West Peak is where you watch the sunset, as I did; East Peak is where you watch the sunrise, which many people hike overnight to do. Central Peak is surrounded by East and South Peaks and isn't particularly interesting.

South Peak is Hua Mountain's highest at 2,154.9 meters, and it's also where the most dangerous paths are. One of them involves crawling down a cliff, while the other one is a walk along a very narrow plank with no barrier between you and the edge. Luckily, you don't need to hike these paths, but if you choose to, you have to pay a fare and wear a harness, a rule implemented after fatal accidents in the past. I passed on the chance, which I do regret a little now.

Each main peak has hostels, vendors and bathrooms, but most are without running water. The paths are well marked and though steep at some parts, they are manageable. I reached all five peaks and left exhausted, but with a full appreciation of Hua Mountain.

I had also felt a similar sense of fondness for Xi'an when I departed the city earlier. Turns out, there is much more to Shaanxi than just some army of old clay figures.

Rules of Thumb

How to go: To get to Xi'an, take the high-speed rail from Beijing or Zhengzhou, or fly from numerous cities, such as Hong Kong, Beijing and Shanghai. For Hua Mountain, go by high-speed rail from Xi'an or Zhengzhou, or take a regular train or bus from Xi'an.
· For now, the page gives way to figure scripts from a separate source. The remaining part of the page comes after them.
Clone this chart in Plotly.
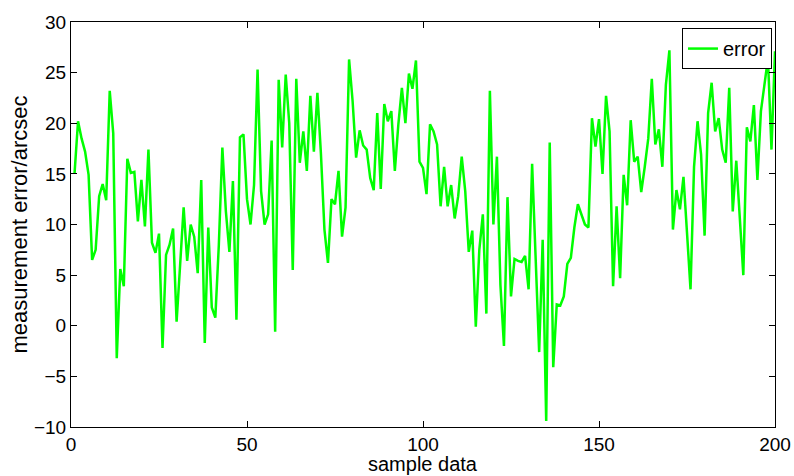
import plotly.graph_objects as go

error_values = [
    15.0, 20.2, 18.5, 17.2, 14.9, 6.5, 7.5, 12.8, 14.0, 12.4,
    23.2, 19.0, -3.2, 5.6, 3.9, 16.5, 15.1, 15.2, 10.3, 14.4,
    9.8, 17.4, 8.2, 7.2, 9.1, -2.2, 7.0, 8.0, 9.6, 0.4,
    6.0, 11.7, 6.4, 10.0, 8.8, 5.2, 14.4, -1.7, 9.7, 1.8,
    0.8, 8.0, 17.6, 11.3, 7.3, 14.3, 0.6, 18.6, 18.9, 12.5,
    10.0, 13.9, 25.3, 13.3, 10.0, 11.0, 18.3, -0.6, 24.3, 17.6,
    24.8, 20.0, 5.5, 24.4, 16.1, 19.2, 15.3, 22.7, 17.2, 23.0,
    17.0, 9.5, 6.2, 12.5, 12.0, 15.3, 8.8, 11.7, 26.3, 22.2,
    16.6, 19.3, 17.8, 17.4, 14.6, 13.4, 21.0, 13.5, 21.9, 20.2,
    21.2, 15.3, 19.9, 23.5, 20.0, 24.9, 23.4, 26.2, 16.2, 15.6,
    13.0, 19.9, 19.2, 17.9, 11.8, 15.7, 11.8, 13.9, 10.6, 12.8,
    16.7, 13.3, 7.3, 9.4, -0.1, 7.5, 11.0, 1.2, 23.2, 10.0,
    16.7, 4.0, -2.0, 12.7, 2.9, 6.6, 6.4, 6.3, 6.9, 3.6,
    16.0, 7.5, -2.6, 8.5, -9.4, 18.1, -4.1, 2.1, 2.0, 2.9,
    6.1, 6.7, 9.7, 12.0, 11.1, 10.0, 9.7, 20.5, 17.7, 20.4,
    15.0, 22.7, 19.2, 3.9, 11.8, 4.7, 14.9, 11.9, 20.3, 16.2,
    16.7, 13.2, 15.7, 18.5, 24.4, 17.9, 19.4, 15.7, 23.8, 27.2,
    9.5, 13.4, 11.5, 14.7, 9.2, 3.6, 15.7, 20.2, 16.9, 8.9,
    21.0, 24.0, 19.2, 20.5, 17.4, 16.1, 23.5, 11.3, 16.3, 10.5,
    5.0, 19.6, 18.2, 21.8, 14.4, 21.2, 24.0, 26.4, 17.4, 27.1,
]
sample_index = list(range(1, len(error_values) + 1))

x_ticks = [0, 50, 100, 150, 200]
y_ticks = [-10, -5, 0, 5, 10, 15, 20, 25, 30]

x_title = "sample data"
y_title = "measurement error/arcsec"

font_family = "Liberation Sans, Arial, sans-serif"

fig = go.Figure()
fig.add_trace(go.Scatter(
    x=sample_index, y=error_values, mode="lines", name="error",
    line=dict(color="#00ff00", width=2.5),
))

axis_common = dict(
    showgrid=False, zeroline=False, showline=True, linecolor="black",
    linewidth=1, mirror="ticks", ticks="inside", ticklen=6,
    tickcolor="black", automargin=False,
    tickfont=dict(family=font_family, size=19, color="black"),
)

fig.update_layout(
    width=794, height=476,
    margin=dict(l=71, r=19, t=22, b=49),
    paper_bgcolor="white", plot_bgcolor="white",
    font=dict(family=font_family, size=19, color="black"),
    showlegend=True,
    legend=dict(
        x=0.9957, y=0.985, xanchor="right", yanchor="top",
        bgcolor="white", bordercolor="black", borderwidth=1,
        font=dict(family=font_family, size=20, color="black"),
        itemwidth=30, tracegroupgap=0,
    ),
    xaxis=dict(range=[0, 200], tickvals=x_ticks, **axis_common),
    yaxis=dict(
        range=[-10, 30], tickvals=y_ticks,
        title=dict(text=y_title, standoff=0,
                   font=dict(family=font_family, size=22)),
        **axis_common,
    ),
)

fig.add_annotation(
    text=x_title, xref="paper", yref="paper", x=0.5, y=0,
    xanchor="center", yanchor="top", yshift=-24.5, showarrow=False,
    borderpad=0,
    font=dict(family=font_family, size=20, color="black"),
)

fig.write_html(
    "out.html",
    config={"displayModeBar": False},
    post_script="document.body.style.margin='0';document.body.style.overflow='hidden';",
)
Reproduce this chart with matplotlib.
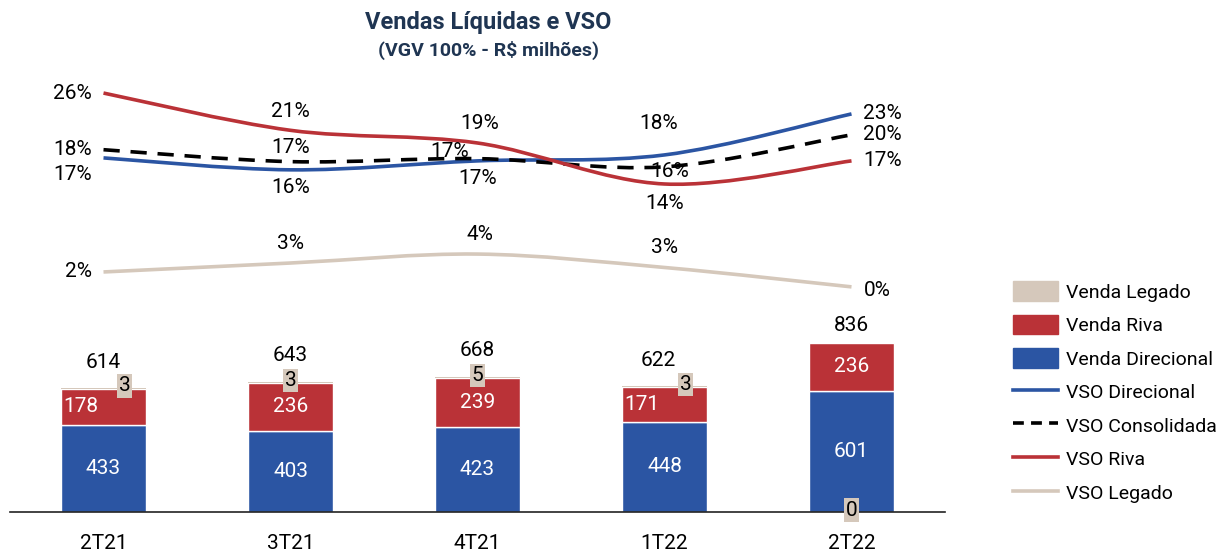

Where to stay:  Xi'an has plenty of hotels and hostels in the city center. Choose one near the Bell Tower and Drum Tower for the most convenience. At Hua Mountain, there is a hotel on North Peak, hostels on various other peaks and hotels in the adjacent city of Huayin.

When to visit: The most pleasant time of year to visit Xi'an is from the city's spring from March to May and its autumn in September and October. Climb Hua Mountain from April to October though be wary of rainy and cloudy seasons. Braving the cold in winter could pay off with a view of snow-capped peaks.